Search the listing for the string "this" and copy every line that contains it.

— START OF Provided material —

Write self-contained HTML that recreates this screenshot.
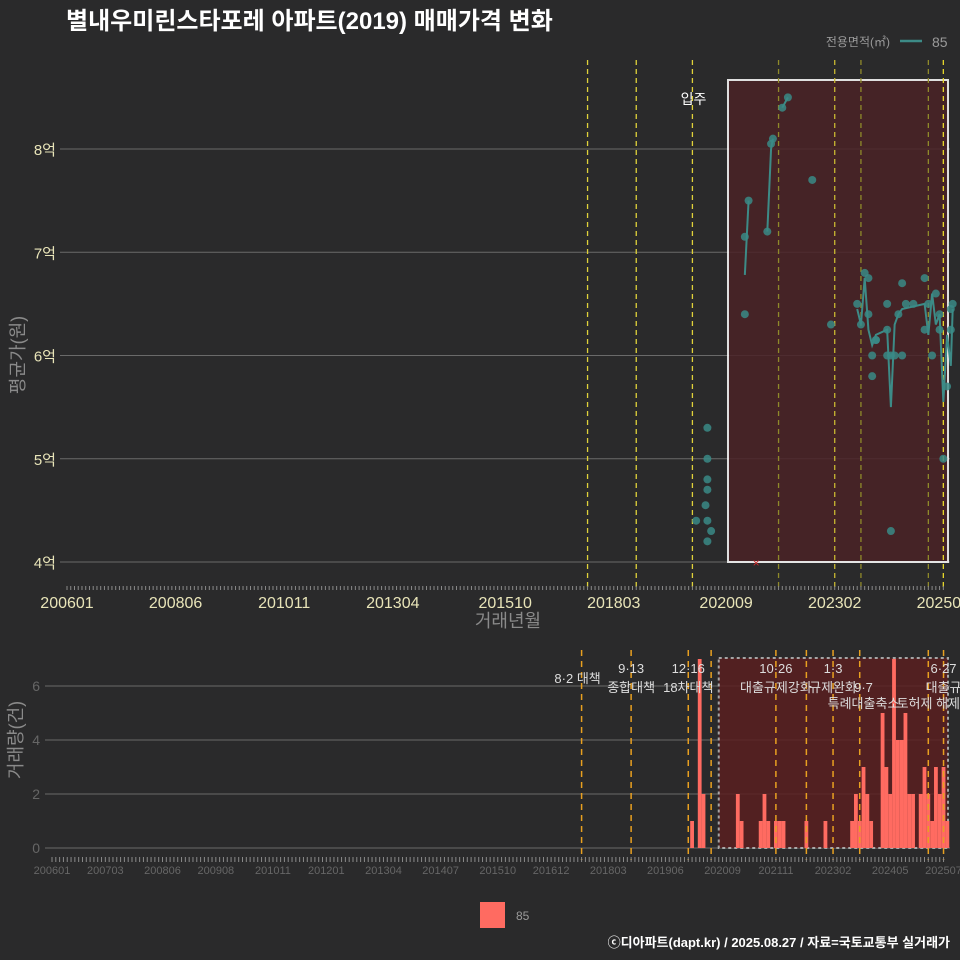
<!DOCTYPE html>
<html><head><meta charset="utf-8">
<style>
html,body{margin:0;padding:0;background:#2a2a2b;}
svg{display:block;font-family:"Liberation Sans","Noto Sans CJK KR",sans-serif;}
</style></head>
<body>
<svg id="chart" width="960" height="960" viewBox="0 0 960 960">
<rect x="0" y="0" width="960" height="960" fill="#2a2a2b"/>
<text x="66" y="29" fill="#ffffff" font-size="24" font-weight="bold">별내우미린스타포레 아파트(2019) 매매가격 변화</text>
<g>
<text x="890" y="46" fill="#9a9a9a" font-size="12" text-anchor="end">전용면적(㎡)</text>
<line x1="900" y1="41" x2="922" y2="41" stroke="#3d8b87" stroke-width="2.5"/>
<text x="932" y="47" fill="#9a9a9a" font-size="14">85</text>
</g>
<g id="topPanel"></g>
<g id="botPanel"></g>
<g>
<rect x="480" y="902" width="25" height="26" fill="#ff6b61"/>
<text x="516" y="920" fill="#9a9a9a" font-size="12">85</text>
</g>
<text x="950" y="947" fill="#ffffff" font-size="13" font-weight="bold" text-anchor="end">ⓒ디아파트(dapt.kr) / 2025.08.27 / 자료=국토교통부 실거래가</text>
</svg>
<script>
// ---- data ----
const xTickLabelsTop = ["200601","200806","201011","201304","201510","201803","202009","202302","202507"];
const xTickLabelsBot = ["200601","200703","200806","200908","201011","201201","201304","201407","201510","201612","201803","201906","202009","202111","202302","202405","202507"];
const yTicksTop = [4,5,6,7,8];
const yTickLabelsTop = ["4억","5억","6억","7억","8억"];
const yTicksBot = [0,2,4,6];
// scatter points: month index (0=200601), price (억)
const ptMonths = [168,171,171,171,171,170.5,171,172,171,181,181,182,187,188,188.5,191,192.5,199,204,211,213,214,212,214,216,216,215,215,219,219,219,220,221,223,220,223,224,226,222,229,230,229,232,231,233,233,236,236,235,234,236.5];
const ptValues = [4.4,5.3,5.0,4.8,4.7,4.55,4.4,4.3,4.2,6.4,7.15,7.5,7.2,8.05,8.1,8.4,8.5,7.7,6.3,6.5,6.8,6.75,6.3,6.4,6.15,6.15,6.0,5.8,6.5,6.25,6.0,6.0,6.0,6.0,4.3,6.7,6.5,6.5,6.4,6.75,6.5,6.25,6.6,6.0,6.4,6.25,6.45,6.25,5.7,5.0,6.5];
// monthly average line segments
const lineMonths1 = [181,182];
const lineValues1 = [6.78,7.5];
const lineMonths2 = [187,188,188.5];
const lineValues2 = [7.2,8.0,8.1];
const lineMonths3 = [191,192.5];
const lineValues3 = [8.4,8.5];
const lineMonths4 = [211,212,213,214,215,216,219,220,221,222,223,229,230,231,232,233,234,235,236,236.5];
const lineValues4 = [6.45,6.3,6.75,6.25,6.1,6.2,6.25,5.5,6.3,6.4,6.45,6.5,6.2,6.6,6.3,6.4,5.55,6.2,5.9,6.45];
// policy lines
const policyMonths = [139,152,167,173,190,198,205,212,230,234];
const policyColorsTop = ["#e0d23a","#e0d23a","#e0d23a",null,"#8f8a2a",null,"#c9b832","#8f8a2a","#8f8a2a","#e8d82a"];
// transaction volume per month
const barMonths = [168,170,171,180,181,186,187,188,190,191,192,198,203,210,211,212,213,214,215,218,219,220,221,222,223,224,225,226,228,229,230,231,232,233,234,235];
const barCounts = [1,7,2,2,1,1,2,1,1,1,1,1,1,1,2,1,3,2,1,5,3,2,7,4,4,5,2,2,2,3,2,1,3,2,3,1];

const NS="http://www.w3.org/2000/svg";
function mk(parent,tag,attrs){const e=document.createElementNS(NS,tag);for(const k in attrs)e.setAttribute(k,attrs[k]);parent.appendChild(e);return e;}
function ymToIdx(s){return (parseInt(s.slice(0,4))-2006)*12+parseInt(s.slice(4))-1;}

// ---- top panel ----
const topG=document.getElementById('topPanel');
const xT=m=>67+m*3.745;
const yT=v=>562-(v-4)*103.25;
yTicksTop.forEach((v,i)=>{
  const l=mk(topG,'line',{x1:60,x2:950,y1:yT(v),y2:yT(v),stroke:'#6a6a6a','stroke-width':1});
  
  
  const t=mk(topG,'text',{x:56,y:yT(v)+6,fill:'#e8e4b8','font-size':15,'text-anchor':'end'});
  t.textContent=yTickLabelsTop[i];
  
  
});
const rr=mk(topG,'rect',{x:xT(176.5),y:80,width:948-xT(176.5),height:482,fill:'#4a2226',opacity:0.85,stroke:'#ffffff','stroke-width':2});


policyMonths.forEach((m,i)=>{
  if(!policyColorsTop[i])return;
  const l=mk(topG,'line',{x1:xT(m),x2:xT(m),y1:60,y2:590,stroke:policyColorsTop[i],'stroke-width':1.3,'stroke-dasharray':'5,4'});
  
  
});
const ipt=mk(topG,'text',{x:xT(167)+14,y:104,fill:'#ffffff','font-size':14,'text-anchor':'end'});
ipt.textContent='입주';


const xm=mk(topG,'text',{x:xT(184),y:567,fill:'#cc2a2a','font-size':12,'text-anchor':'middle'});
xm.textContent='×';


[[lineMonths1,lineValues1],[lineMonths2,lineValues2],[lineMonths3,lineValues3],[lineMonths4,lineValues4]].forEach(([ms,vs])=>{
  const p=mk(topG,'polyline',{points:ms.map((m,i)=>xT(m)+','+yT(vs[i])).join(' '),fill:'none',stroke:'#3d8b87','stroke-width':2});
  
  
});
ptMonths.forEach((m,i)=>{
  const c=mk(topG,'circle',{cx:xT(m),cy:yT(ptValues[i]),r:4,fill:'#3a8a86','fill-opacity':0.85});
  
  
});
for(let m=0;m<=234;m++){
  const l=mk(topG,'line',{x1:xT(m),x2:xT(m),y1:586,y2:590,stroke:'#8a8a8a','stroke-width':1});
  
  
}
xTickLabelsTop.forEach(s=>{
  const t=mk(topG,'text',{x:xT(ymToIdx(s)),y:608,fill:'#e8e4b8','font-size':16,'text-anchor':'middle'});
  t.textContent=s;
  
  
});
const xt=mk(topG,'text',{x:508,y:627,fill:'#8a8a8a','font-size':18,'text-anchor':'middle'});
xt.textContent='거래년월';


const yt=mk(topG,'text',{x:0,y:0,fill:'#8a8a8a','font-size':18,'text-anchor':'middle',transform:'translate(24,355) rotate(-90)'});
yt.textContent='평균가(원)';



// ---- bottom panel ----
const botG=document.getElementById('botPanel');
const xB=m=>52+m*3.81;
const yB=v=>848-v*27;
yTicksBot.forEach(v=>{
  const l=mk(botG,'line',{x1:45,x2:950,y1:yB(v),y2:yB(v),stroke:'#6a6a6a','stroke-width':1});
  
  
  const t=mk(botG,'text',{x:40,y:yB(v)+5,fill:'#666666','font-size':14,'text-anchor':'end'});
  t.textContent=String(v);
  
  
});
const br=mk(botG,'rect',{x:xB(175),y:658,width:948-xB(175),height:190,fill:'#5a1f20',opacity:0.85,stroke:'#bbbbbb','stroke-width':2,'stroke-dasharray':'3,3'});


barMonths.forEach((m,i)=>{
  const r=mk(botG,'rect',{x:xB(m)-1.9,y:yB(barCounts[i]),width:3.8,height:barCounts[i]*27,fill:'#ff6b61'});
  
  
});
policyMonths.forEach(m=>{
  const l=mk(botG,'line',{x1:xB(m),x2:xB(m),y1:650,y2:860,stroke:'#e8a020','stroke-width':1.5,'stroke-dasharray':'6,5'});
  
  
});
const anns=[[139,'8·2 대책',683,-4],[152,'9·13',673,0],[152,'종합대책',692,0],[167,'12·16',673,0],[167,'18차대책',692,0],[190,'10·26',673,0],[190,'대출규제강화',692,0],[205,'1·3',673,0],[205,'규제완화',692,0],[213,'9·7',692,0],[213,'특례대출축소',708,0],[230,'토허제 해제',708,0],[234,'6·27',673,0],[234,'대출규',692,0]];
anns.forEach(a=>{
  const t=mk(botG,'text',{x:xB(a[0])+a[3],y:a[2],fill:'#dddddd','font-size':13,'text-anchor':'middle'});
  t.textContent=a[1];
  
  
});
for(let m=0;m<=234;m++){
  const l=mk(botG,'line',{x1:xB(m),x2:xB(m),y1:857,y2:862,stroke:'#8a8a8a','stroke-width':1});
  
  
}
xTickLabelsBot.forEach(s=>{
  const t=mk(botG,'text',{x:xB(ymToIdx(s)),y:874,fill:'#666666','font-size':11,'text-anchor':'middle'});
  t.textContent=s;
  
  
});
const yt2=mk(botG,'text',{x:0,y:0,fill:'#8a8a8a','font-size':18,'text-anchor':'middle',transform:'translate(22,740) rotate(-90)'});
yt2.textContent='거래량(건)';


</script>
</body></html>
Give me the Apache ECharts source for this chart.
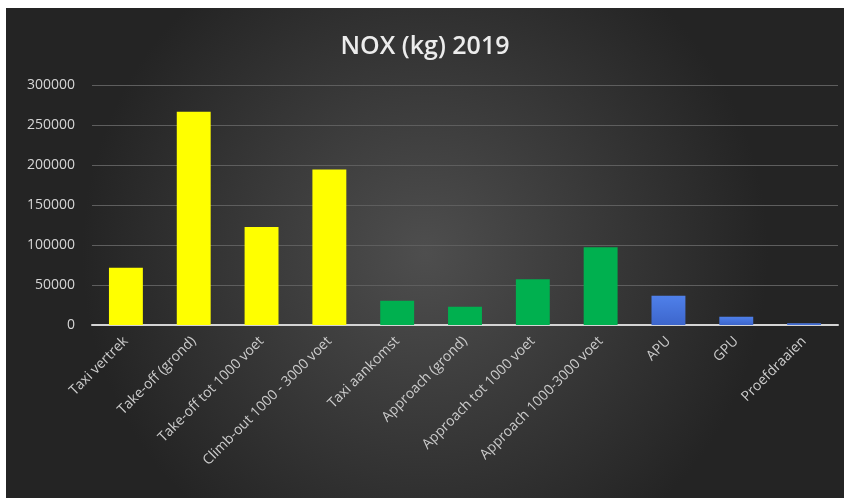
<!DOCTYPE html>
<html>
<head>
<meta charset="utf-8">
<script src="https://cdn.jsdelivr.net/npm/echarts@6/dist/echarts.min.js"></script>
<style>
html,body{margin:0;padding:0;background:#fff;}
#c{width:850px;height:504px;}
</style>
</head>
<body>
<div id="c"></div>
<script>
const categories = ["Taxi vertrek","Take-off (grond)","Take-off tot 1000 voet","Climb-out 1000 - 3000 voet","Taxi aankomst","Approach (grond)","Approach tot 1000 voet","Approach 1000-3000 voet","APU","GPU","Proefdraaien"];
const values = [71600, 266500, 122500, 194500, 30400, 22900, 57100, 97100, 36500, 10400, 2300];
const groups = ["vertrek","vertrek","vertrek","vertrek","aankomst","aankomst","aankomst","aankomst","grond","grond","grond"];
const yTicks = [0, 50000, 100000, 150000, 200000, 250000, 300000];

const groupColors = {
  vertrek: '#ffff00',
  aankomst: '#00b04f',
  grond: new echarts.graphic.LinearGradient(0,0,0,1,[{offset:0,color:'#4f80ea'},{offset:1,color:'#3d66cc'}])
};

const chart = echarts.init(document.getElementById('c'));
chart.setOption({
  backgroundColor: '#ffffff',
  animation: false,
  graphic: [{
    type: 'rect',
    z: -10,
    silent: true,
    shape: {x: 6, y: 8, width: 838, height: 490},
    style: {
      fill: new echarts.graphic.RadialGradient(0.5, 0.5, 0.7, [
        {offset: 0, color: '#4e4e4e'},
        {offset: 1, color: '#242424'}
      ])
    }
  }],
  title: {
    text: 'NOX (kg) 2019',
    left: 'center',
    top: 29,
    textStyle: {color: '#ececec', fontSize: 25, fontWeight: 600, fontFamily: 'Open Sans'}
  },
  grid: {left: 92, right: 12, top: 85, bottom: 179, containLabel: false},
  xAxis: {
    type: 'category',
    data: categories,
    axisLine: {lineStyle: {color: '#d4d4d4', width: 2}},
    axisTick: {show: false},
    axisLabel: {rotate: 45, color: '#cccccc', fontSize: 14, fontFamily: 'Open Sans', margin: 14, interval: 0}
  },
  yAxis: {
    type: 'value',
    min: yTicks[0],
    max: yTicks[yTicks.length-1],
    interval: yTicks[1]-yTicks[0],
    axisLine: {show: false},
    axisTick: {show: false},
    splitLine: {lineStyle: {color: '#5e5e5e', width: 1}},
    axisLabel: {color: '#d6d6d6', fontSize: 14, fontFamily: 'Open Sans', margin: 17, formatter: v => String(v)}
  },
  series: [{
    type: 'bar',
    barWidth: '50%',
    data: values.map((v, i) => ({value: v, itemStyle: {color: groupColors[groups[i]]}}))
  }]
});
</script>
</body>
</html>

— END OF Provided material —

In response>
Write self-contained HTML that recreates this screenshot.
Give me the Apache ECharts source for this chart.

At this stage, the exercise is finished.